TASK DIRECTIONS: Output the first line of the listing and each line after it, up to and including the line that contains "import plotly.graph_objects as go", exactly as written, minus the pictures.

DATA:
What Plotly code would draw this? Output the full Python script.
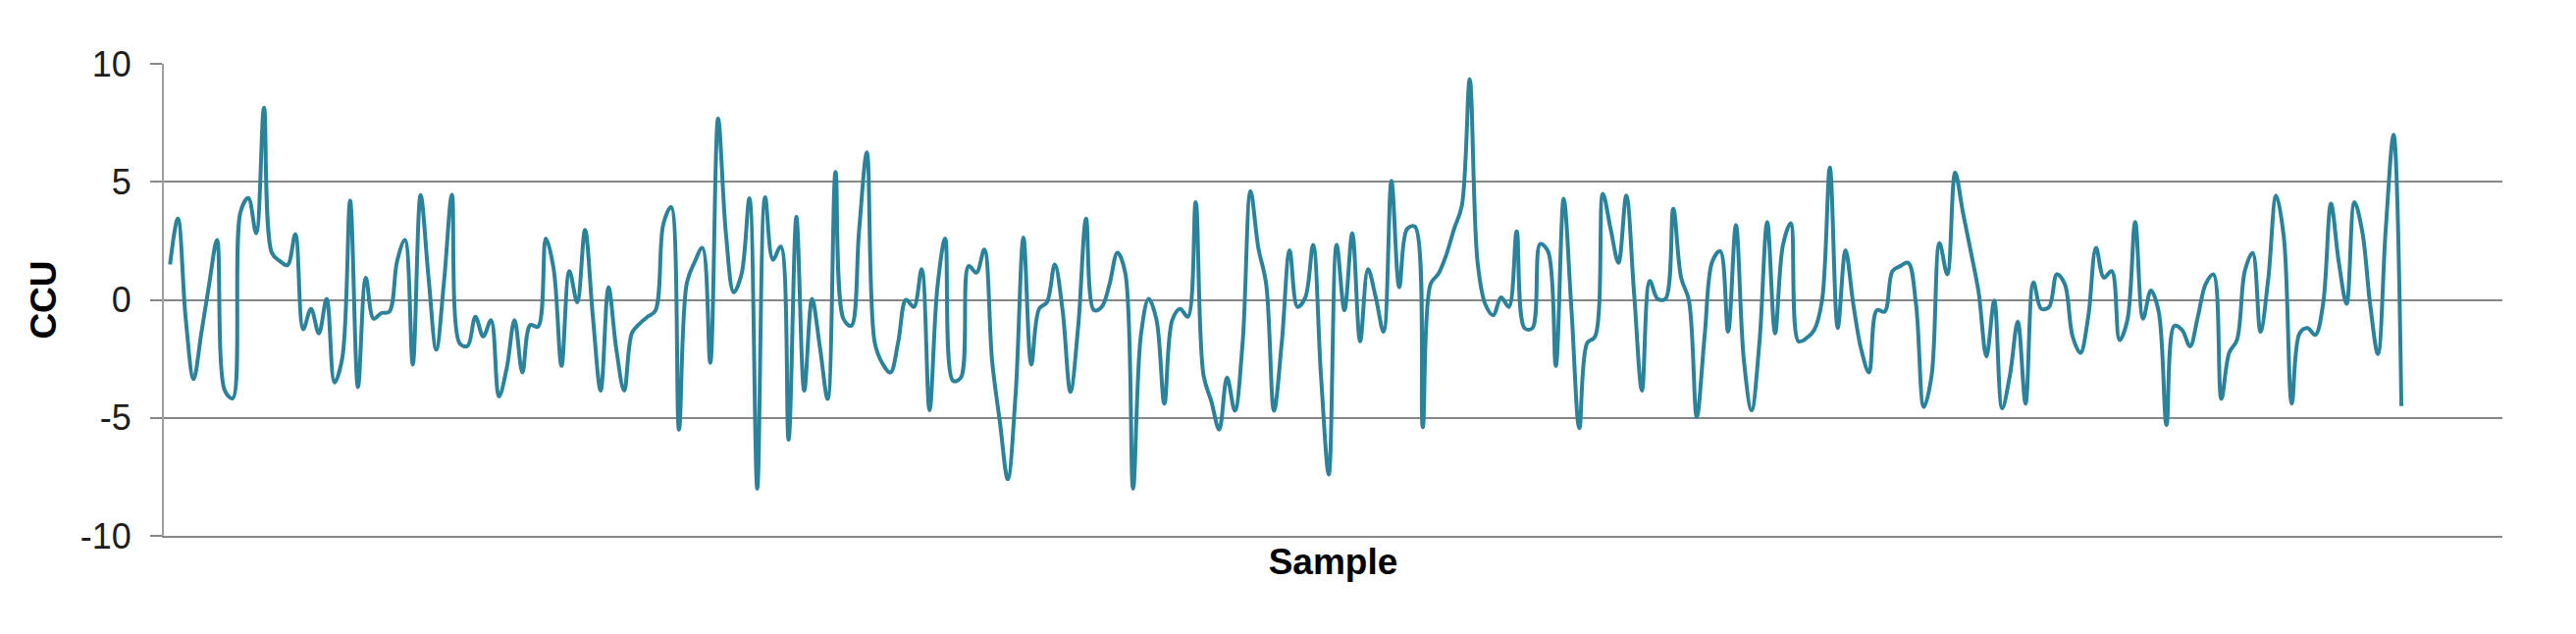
import plotly.graph_objects as go

# CCU value for each sample
ccu = [
    1.5, 3.44, -0.8, -3.36, -1.4, 0.67, 2.54, -3.85, -4.17, 3.72,
    4.31, 2.82, 8.14, 1.99, 1.65, 1.47, 2.78, -1.25, -0.38, -1.42,
    0.04, -3.5, -2.46, 4.2, -3.7, 0.94, -0.8, -0.56, -0.5, 1.64,
    2.54, -2.74, 4.44, 1.0, -2.11, 0.8, 4.45, -1.85, -1.95, -0.72,
    -1.55, -0.86, -4.1, -2.9, -0.86, -3.08, -1.07, -1.14, 2.6, 1.3,
    -2.8, 1.22, -0.1, 2.96, -0.7, -3.85, 0.53, -2.1, -3.85, -1.4,
    -1.0, -0.72, -0.45, 3.2, 3.93, -5.5, 0.7, 1.6, 2.2, -2.67,
    7.68, 2.8, 0.32, 1.1, 4.3, -8.0, 4.35, 1.7, 2.26, -5.93,
    3.51, -3.85, 0.04, -2.0, -4.2, 5.42, -0.8, -1.1, 2.9, 6.25,
    -1.8, -2.7, -3.08, -1.8, 0.0, -0.3, 1.3, -4.68, 0.5, 2.6,
    -3.43, -3.3, 1.43, 1.15, 2.13, -2.6, -5.2, -7.6, -4.0, 2.64,
    -2.74, -0.38, -0.1, 1.5, -0.44, -3.9, -1.1, 3.44, -0.44, -0.3,
    0.67, 2.0, 1.15, -8.0, -1.5, 0.04, -0.86, -4.4, -0.86, -0.38,
    -0.72, 4.14, -3.2, -4.3, -5.5, -3.3, -4.7, -1.8, 4.6, 2.2,
    0.67, -4.7, -1.8, 2.1, -0.3, 0.1, 2.33, -3.2, -7.4, 2.33,
    -0.44, 2.82, -1.76, 1.3, 0.1, -1.35, 5.04, 0.53, 3.0, 3.1,
    -5.4, 0.67, 1.1, 1.9, 3.0, 4.0, 9.35, 1.6, -0.2, -0.65,
    0.1, -0.3, 2.9, -1.2, -1.2, 2.36, 2.05, -2.8, 4.28, -0.44,
    -5.44, -1.83, -1.56, 4.49, 3.0, 1.57, 4.42, 0.25, -3.85, 0.8,
    0.04, 0.04, 3.86, 0.94, -0.03, -4.96, -1.55, 1.64, 2.06, -1.35,
    3.17, -2.5, -4.68, -1.83, 3.3, -1.42, 2.3, 3.24, -1.76, -1.63,
    -1.28, -0.03, 5.6, -1.2, 2.1, -0.2, -2.1, -3.08, -0.44, -0.5,
    1.22, 1.43, 1.57, -0.17, -4.54, -3.2, 2.4, 1.08, 5.39, 3.7,
    2.05, 0.32, -2.4, -0.03, -4.6, -3.2, -0.93, -4.4, 0.74, -0.38,
    -0.3, 1.08, 0.67, -1.55, -2.25, -0.72, 2.2, 0.94, 1.22, -1.7,
    -0.86, 3.3, -0.8, 0.39, -0.5, -5.3, -1.1, -1.28, -1.97, -0.72,
    0.67, 1.08, -4.2, -2.25, -1.7, 1.22, 1.99, -1.35, 0.9, 4.42,
    2.6, -4.4, -1.42, -1.2, -1.49, -0.17, 4.07, 1.6, -0.17, 4.14,
    2.9, -0.17, -2.3, 3.0, 7.0, -4.5,
]
samples = list(range(len(ccu)))

y_ticks = [-10, -5, 0, 5, 10]
y_tick_labels = ["-10", "-5", "0", "5", "10"]
x_title = "Sample"
y_title = "CCU"

LINE = "#2B829B"
GRID = "#878787"
TEXT = "#1E1E1E"
FONT = "Liberation Sans, Arial, sans-serif"

fig = go.Figure()
fig.add_trace(go.Scatter(
    x=samples, y=ccu, mode="lines",
    line=dict(color=LINE, width=4, shape="spline", smoothing=1.0),
    showlegend=False, hoverinfo="x+y",
))

fig.update_layout(
    width=2617, height=638,
    margin=dict(l=159, r=75, t=57, b=100),
    paper_bgcolor="white", plot_bgcolor="white",
    font=dict(family=FONT, color=TEXT),
)
fig.update_xaxes(
    range=[-0.79, 297.9], showticklabels=False, showgrid=False, zeroline=False,
    showline=True, linecolor=GRID, linewidth=2, ticks="",
    title=dict(text="<b>" + x_title + "</b>", font=dict(size=37, family=FONT, color="#000000"), standoff=12),
)
fig.update_yaxes(
    range=[-10, 10], tickvals=y_ticks, ticktext=y_tick_labels,
    showgrid=True, gridcolor=GRID, gridwidth=2,
    zeroline=False, showline=True, linecolor="#A0A0A0", linewidth=2,
    ticks="outside", ticklen=12, tickcolor=GRID, tickwidth=2,
    tickfont=dict(size=36, family=FONT, color=TEXT), ticklabelstandoff=12,
    title=dict(text="<b>" + y_title + "</b>", font=dict(size=37, family=FONT, color="#000000"), standoff=13),
)

fig.write_html("out.html")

SOLUTION FOR THIS EXERCISE:
What Plotly code would draw this? Output the full Python script.
import plotly.graph_objects as go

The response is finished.